● Task: Retype the opening lines of the data exactly, stopping after the line that contains "1-349/387, (921-98)/930, (349-113)/387])". Skip every picture.

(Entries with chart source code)

-.-.-

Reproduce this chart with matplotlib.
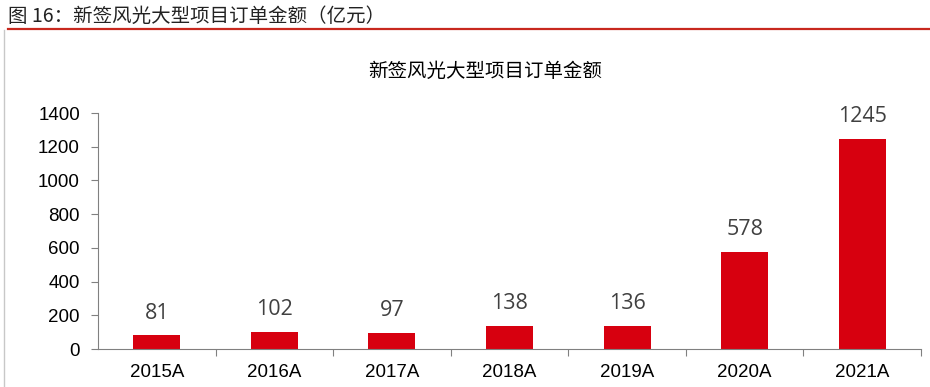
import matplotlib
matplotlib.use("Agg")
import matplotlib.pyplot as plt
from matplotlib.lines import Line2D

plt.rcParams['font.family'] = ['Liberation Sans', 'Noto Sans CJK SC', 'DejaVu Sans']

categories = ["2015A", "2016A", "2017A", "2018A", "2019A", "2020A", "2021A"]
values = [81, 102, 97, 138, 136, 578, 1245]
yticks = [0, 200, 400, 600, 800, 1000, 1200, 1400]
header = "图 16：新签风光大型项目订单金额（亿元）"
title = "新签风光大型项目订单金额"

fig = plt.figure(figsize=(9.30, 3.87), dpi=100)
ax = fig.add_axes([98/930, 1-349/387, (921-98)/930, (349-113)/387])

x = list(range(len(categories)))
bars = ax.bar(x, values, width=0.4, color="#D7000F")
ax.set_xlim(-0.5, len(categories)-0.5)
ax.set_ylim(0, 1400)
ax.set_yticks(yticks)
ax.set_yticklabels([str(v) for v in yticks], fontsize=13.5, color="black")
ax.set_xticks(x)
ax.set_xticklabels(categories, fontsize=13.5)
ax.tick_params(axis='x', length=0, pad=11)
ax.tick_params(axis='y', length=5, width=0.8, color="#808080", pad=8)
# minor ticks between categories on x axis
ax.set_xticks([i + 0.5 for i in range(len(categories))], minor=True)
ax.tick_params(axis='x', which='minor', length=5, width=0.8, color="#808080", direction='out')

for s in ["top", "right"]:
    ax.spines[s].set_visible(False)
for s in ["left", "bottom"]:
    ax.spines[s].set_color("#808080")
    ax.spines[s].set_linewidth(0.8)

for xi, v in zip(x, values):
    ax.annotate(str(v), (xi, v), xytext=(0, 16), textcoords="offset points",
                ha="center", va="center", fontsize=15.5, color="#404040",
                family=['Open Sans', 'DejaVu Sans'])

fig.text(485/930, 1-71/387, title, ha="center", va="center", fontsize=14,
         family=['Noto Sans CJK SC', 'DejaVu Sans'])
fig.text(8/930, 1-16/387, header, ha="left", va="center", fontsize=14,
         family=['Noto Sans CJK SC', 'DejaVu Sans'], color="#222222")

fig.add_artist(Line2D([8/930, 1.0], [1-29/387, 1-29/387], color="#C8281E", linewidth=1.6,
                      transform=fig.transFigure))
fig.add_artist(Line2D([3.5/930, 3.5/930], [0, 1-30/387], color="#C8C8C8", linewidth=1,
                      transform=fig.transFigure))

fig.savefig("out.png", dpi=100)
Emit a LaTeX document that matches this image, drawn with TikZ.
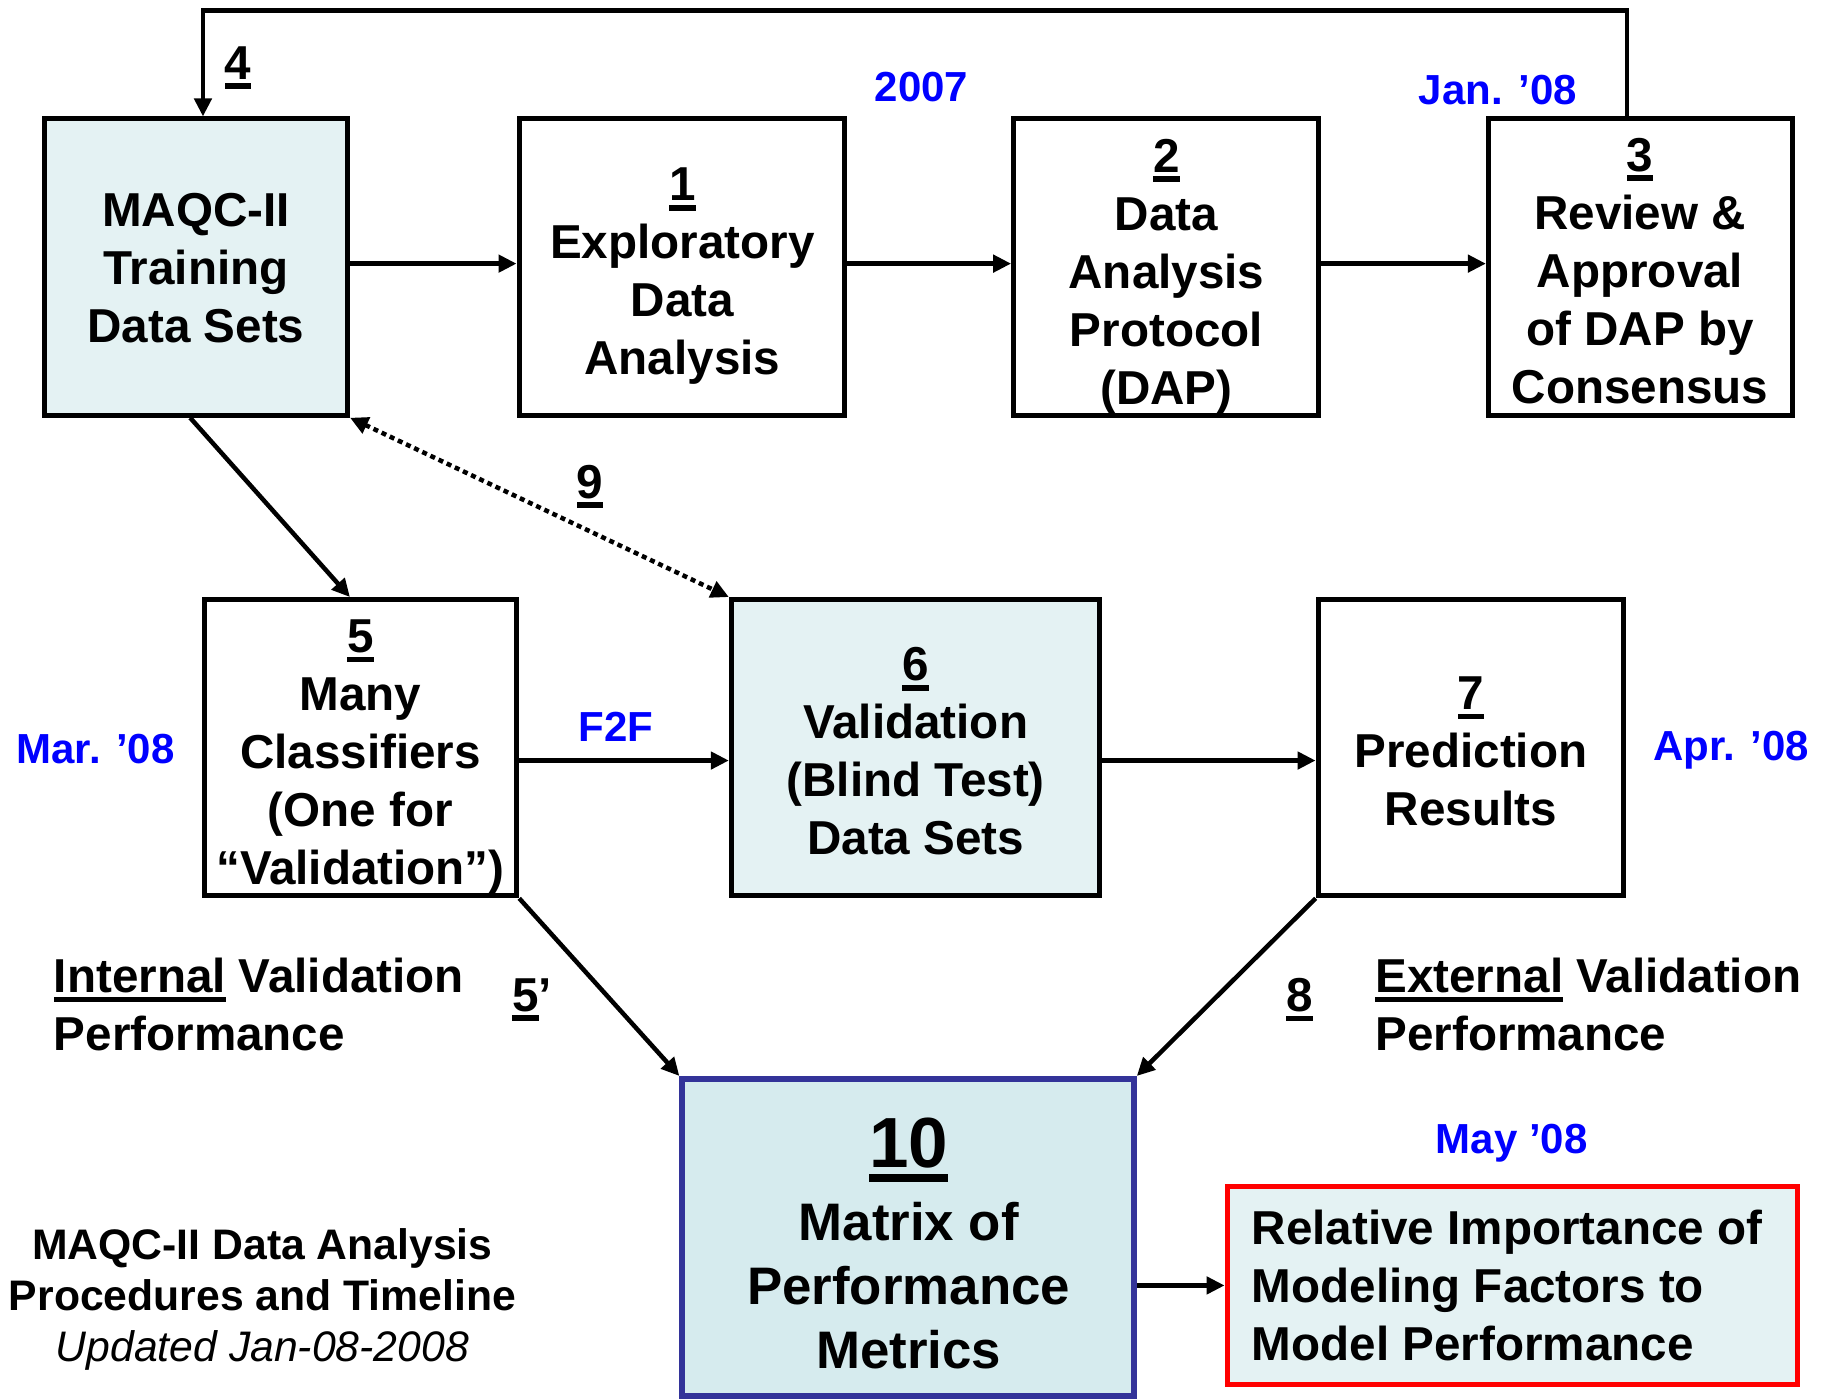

-.-.-

● Answer to this problem:
Reproduce this chart with matplotlib.
import matplotlib
matplotlib.use("Agg")
import matplotlib.pyplot as plt
from matplotlib.lines import Line2D

plt.rcParams['font.family'] = ['Liberation Sans', 'Noto Sans CJK SC', 'DejaVu Sans']

categories = ["2015A", "2016A", "2017A", "2018A", "2019A", "2020A", "2021A"]
values = [81, 102, 97, 138, 136, 578, 1245]
yticks = [0, 200, 400, 600, 800, 1000, 1200, 1400]
header = "图 16：新签风光大型项目订单金额（亿元）"
title = "新签风光大型项目订单金额"

fig = plt.figure(figsize=(9.30, 3.87), dpi=100)
ax = fig.add_axes([98/930, 1-349/387, (921-98)/930, (349-113)/387])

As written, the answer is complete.